I try not to ask: “What do ya’ll want for dinner?” Is that strange? Think about this: Until the 1960’s most American kids came to the dinner table and ate what had been prepared by their mother, including vegetables. These days, it’s less common for a stay-at-home parent to prepare dinner at home (let alone using fresh ingredients). It’s no secret that the number of meals actually cooked and served at home has been on the downward trend for decades, and the number of meals eaten away from home has been on the rise. The latest data suggests that the average American eats 4.5 meals away from home each week. What happens when we take our kids along for the eating-out experience?
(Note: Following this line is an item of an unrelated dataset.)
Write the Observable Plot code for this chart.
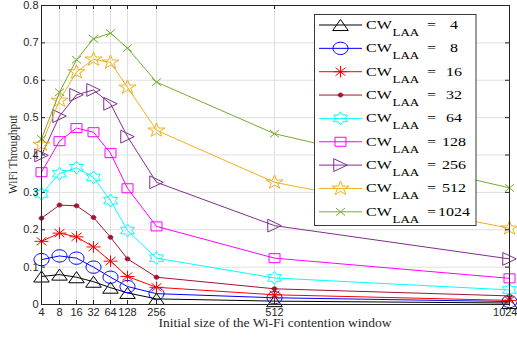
<!DOCTYPE html>
<html><head><meta charset="utf-8">
<script src="https://cdn.jsdelivr.net/npm/d3@7"></script>
<script src="https://cdn.jsdelivr.net/npm/@observablehq/plot@0.6"></script>
<style>html,body{margin:0;padding:0;background:#fff}#chart{width:517px;height:337px}</style>
</head><body><div id="chart"></div>
<script>
// ---- data ----
const cwWifi = [4, 8, 16, 32, 64, 128, 256, 512, 1024];
const cwLAA = [4, 8, 16, 32, 64, 128, 256, 512, 1024];
const thr_4    = [0.075, 0.080, 0.073, 0.061, 0.045, 0.031, 0.015, 0.009, 0.004];
const thr_8    = [0.120, 0.130, 0.124, 0.100, 0.073, 0.048, 0.029, 0.018, 0.008];
const thr_16   = [0.169, 0.191, 0.181, 0.154, 0.116, 0.075, 0.046, 0.026, 0.011];
const thr_32   = [0.231, 0.266, 0.264, 0.233, 0.180, 0.122, 0.073, 0.042, 0.023];
const thr_64   = [0.296, 0.350, 0.366, 0.340, 0.278, 0.198, 0.124, 0.071, 0.039];
const thr_128  = [0.354, 0.437, 0.472, 0.461, 0.405, 0.311, 0.209, 0.124, 0.070];
const thr_256  = [0.399, 0.504, 0.561, 0.574, 0.537, 0.449, 0.327, 0.211, 0.122];
const thr_512  = [0.428, 0.546, 0.622, 0.656, 0.648, 0.581, 0.466, 0.327, 0.204];
const thr_1024 = [0.443, 0.568, 0.655, 0.711, 0.726, 0.686, 0.595, 0.457, 0.312];
const yTicks = [0, 0.1, 0.2, 0.3, 0.4, 0.5, 0.6, 0.7, 0.8];
const xTicks = [4, 8, 16, 32, 64, 128, 256, 512, 1024];
const xLabel = "Initial size of the Wi-Fi contention window";
const yLabel = "WiFi Throughput";
const legendPrefix = "CW";
const legendSub = "LAA";

// ---- symbols (slightly squashed vertically like the original figure) ----
const K = 0.82;
function polySym(pts) {
  return {draw(ctx, size) {
    const r = Math.sqrt(size / Math.PI);
    pts.forEach(([a, b], i) => i ? ctx.lineTo(a * r, b * r * K) : ctx.moveTo(a * r, b * r * K));
    ctx.closePath();
  }};
}
function starPts(n, inner) {
  const p = [];
  for (let i = 0; i < 2 * n; i++) {
    const rr = i % 2 ? inner : 1, a = -Math.PI / 2 + i * Math.PI / n;
    p.push([rr * Math.cos(a), rr * Math.sin(a)]);
  }
  return p;
}
const symEllipse = {draw(ctx, size) {
  const r = Math.sqrt(size / Math.PI), rx = r, ry = r * K, c = 0.5523;
  ctx.moveTo(rx, 0);
  ctx.bezierCurveTo(rx, ry * c, rx * c, ry, 0, ry);
  ctx.bezierCurveTo(-rx * c, ry, -rx, ry * c, -rx, 0);
  ctx.bezierCurveTo(-rx, -ry * c, -rx * c, -ry, 0, -ry);
  ctx.bezierCurveTo(rx * c, -ry, rx, -ry * c, rx, 0);
  ctx.closePath();
}};
const symAst = {draw(ctx, size) {
  const r = Math.sqrt(size / Math.PI), d = r * 0.7071;
  ctx.moveTo(-r, 0); ctx.lineTo(r, 0);
  ctx.moveTo(0, -r * K); ctx.lineTo(0, r * K);
  ctx.moveTo(-d, -d * K); ctx.lineTo(d, d * K);
  ctx.moveTo(-d, d * K); ctx.lineTo(d, -d * K);
}};
const symTimes = {draw(ctx, size) {
  const r = Math.sqrt(size / Math.PI), d = r * 0.7071;
  ctx.moveTo(-d, -d * K); ctx.lineTo(d, d * K);
  ctx.moveTo(-d, d * K); ctx.lineTo(d, -d * K);
}};
const symTriUp = polySym([[0, -0.75], [0.866, 0.75], [-0.866, 0.75]]);
const symTriRight = polySym([[0.75, 0], [-0.75, -0.866], [-0.75, 0.866]]);
const symSquare = polySym([[-1, -1], [1, -1], [1, 1], [-1, 1]]);
const symHex = polySym(starPts(6, 0.577));
const symPent = polySym(starPts(5, 0.382));

const series = [
  {cw: 4,    vals: thr_4,    color: "#000000", sym: symTriUp,    r: 9,   fill: "none"},
  {cw: 8,    vals: thr_8,    color: "#0000ff", sym: symEllipse,  r: 7.5, fill: "none"},
  {cw: 16,   vals: thr_16,   color: "#ff0000", sym: symAst,      r: 7,   fill: "none"},
  {cw: 32,   vals: thr_32,   color: "#a2142f", sym: symEllipse,  r: 2.4, fill: "#a2142f"},
  {cw: 64,   vals: thr_64,   color: "#00ffff", sym: symHex,      r: 8,   fill: "none"},
  {cw: 128,  vals: thr_128,  color: "#ff00ff", sym: symSquare,   r: 5.5, fill: "none"},
  {cw: 256,  vals: thr_256,  color: "#7e2f8e", sym: symTriRight, r: 9,   fill: "none"},
  {cw: 512,  vals: thr_512,  color: "#edb120", sym: symPent,     r: 9,   fill: "none"},
  {cw: 1024, vals: thr_1024, color: "#77ac30", sym: symTimes,    r: 6.5, fill: "none"}
];

const W = 517, H = 337, mL = 41, mR = 8, mT = 5, mB = 33;
const pw = W - mL - mR, ph = H - mT - mB;
const xRange = [41, 59, 76, 93, 110, 127, 156, 274, 509];
const ink = "#262626";

const marks = [
  Plot.gridX(xTicks, {stroke: "#dfdfdf", strokeOpacity: 1}),
  Plot.gridY(yTicks, {stroke: "#dfdfdf", strokeOpacity: 1})
];
for (const s of series) {
  const rows = cwWifi.map((x, i) => ({x, y: s.vals[i]}));
  marks.push(Plot.line(rows, {x: "x", y: "y", stroke: s.color, strokeWidth: 1}));
  marks.push(Plot.dot(rows, {x: "x", y: "y", symbol: s.sym, r: s.r, stroke: s.color, fill: s.fill, strokeWidth: 1}));
}
const lastTick = xTicks[xTicks.length - 1];
marks.push(
  Plot.tickY(yTicks, {y: d => d, insetRight: pw - 4, stroke: ink}),
  Plot.tickY(yTicks, {y: d => d, insetLeft: pw - 4, stroke: ink}),
  Plot.tickX(xTicks, {x: d => d, insetTop: ph - 4, stroke: ink}),
  Plot.tickX(xTicks, {x: d => d, insetBottom: ph - 4, stroke: ink}),
  Plot.axisX(xTicks.slice(0, -1), {tickSize: 0, tickPadding: 4, tickFormat: d => String(d), label: null}),
  Plot.axisX([lastTick], {tickSize: 0, tickPadding: 4, tickFormat: d => String(d), textAnchor: "end", dx: 8, label: null}),
  Plot.axisY(yTicks, {tickSize: 0, tickPadding: 3, tickFormat: d => d === 0 ? "0" : d.toFixed(1), label: null}),
  Plot.frame({stroke: ink})
);

const svg = Plot.plot({
  width: W, height: H,
  marginLeft: mL, marginRight: mR, marginTop: mT, marginBottom: mB,
  style: {fontFamily: "'Liberation Sans', Arial, sans-serif", fontSize: "11px", color: ink, background: "#fff"},
  x: {type: "linear", domain: xTicks, range: xRange},
  y: {type: "linear", domain: [0, 0.8]},
  marks
});
document.getElementById("chart").appendChild(svg);

// ---- axis titles & legend ----
const g = d3.select(svg).append("g").attr("font-family", "'Liberation Serif', 'Times New Roman', serif").attr("fill", ink);
g.append("text").attr("transform", `translate(${mL + pw / 2},327) scale(1,0.86)`)
  .attr("text-anchor", "middle").attr("font-size", 13.5).text(xLabel);
g.append("text").attr("transform", `translate(17,${mT + ph / 2}) rotate(-90) scale(0.84,1)`)
  .attr("text-anchor", "middle").attr("font-size", 13.5).text(yLabel);

const lg = g.append("g");
lg.append("rect").attr("x", 314.5).attr("y", 14.5).attr("width", 161.5).attr("height", 211)
  .attr("fill", "#fff").attr("stroke", ink).attr("stroke-width", 0.9);
series.forEach((s, i) => {
  const y = 25 + i * 23.35;
  lg.append("line").attr("x1", 319).attr("x2", 362).attr("y1", y).attr("y2", y)
    .attr("stroke", s.color).attr("stroke-width", 1);
  lg.append("path").attr("transform", `translate(340.5,${y})`)
    .attr("d", d3.symbol(s.sym, s.r * s.r * Math.PI)())
    .attr("stroke", s.color).attr("fill", s.fill).attr("stroke-width", 1);
  const t = (x, yy, size, txt, anchor) => lg.append("text")
    .attr("transform", `translate(${x},${yy}) scale(1,0.8)`)
    .attr("font-size", size).attr("text-anchor", anchor || "start").attr("fill", "#000").text(txt);
  t(366, y + 4, 16, legendPrefix);
  t(392.5, y + 11, 13, legendSub);
  t(427, y + 4, 16, "=");
  t(454, y + 4, 16, String(cwLAA[i]), "middle");
});
</script>
</body></html>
That’s right; they look at the kid’s menu and choose between four or five options (we could go on from here regarding the general low nutritional value of most restaurant foods marketed to kids), then order what they’ve selected; the same as we do. Regularly offering kids a wide variety of menu items is one way we create in them a sense of entitlement. Additionally, when we all order from the menu, each member of the family sits down to a different meal (if we sit down together, at all), and family members experience dinner in a less communal way. Bonding around the table is muted in more than one way when this is the case, and kids inadvertently become demanding. This may be an extreme example, but my kids have some cousins who grew up eating only pizza, hot dogs, chicken nuggets and macaroni and cheese for dinner. The kids refused anything else, so the parents prepared two separate meals: one for the adults and one for the children. Think that’s crazy? It can happen easier than you think. Consider offering options to your kids at home. You make the selections for dinner and allow them to choose from among your preselected menu items. For instance, would you like gravy on your mashed potatoes or not? Would you like your salad in a separate bowl or on your dinner plate? Would you like meatballs with our pasta dish or have the meat cooked in the sauce? You get the idea. Yes, it’s good to offer kids options, but it’s not good to foster a demanding attitude and sense of entitlement in our children (as we often do, and have been doing for years, as a matter of convenience when we’re too tired to cook). It can be unhealthy on many levels to allow kids the right to choose what they will and will not have for dinner. Parenting isn’t all about their rights. It’s about our responsibility.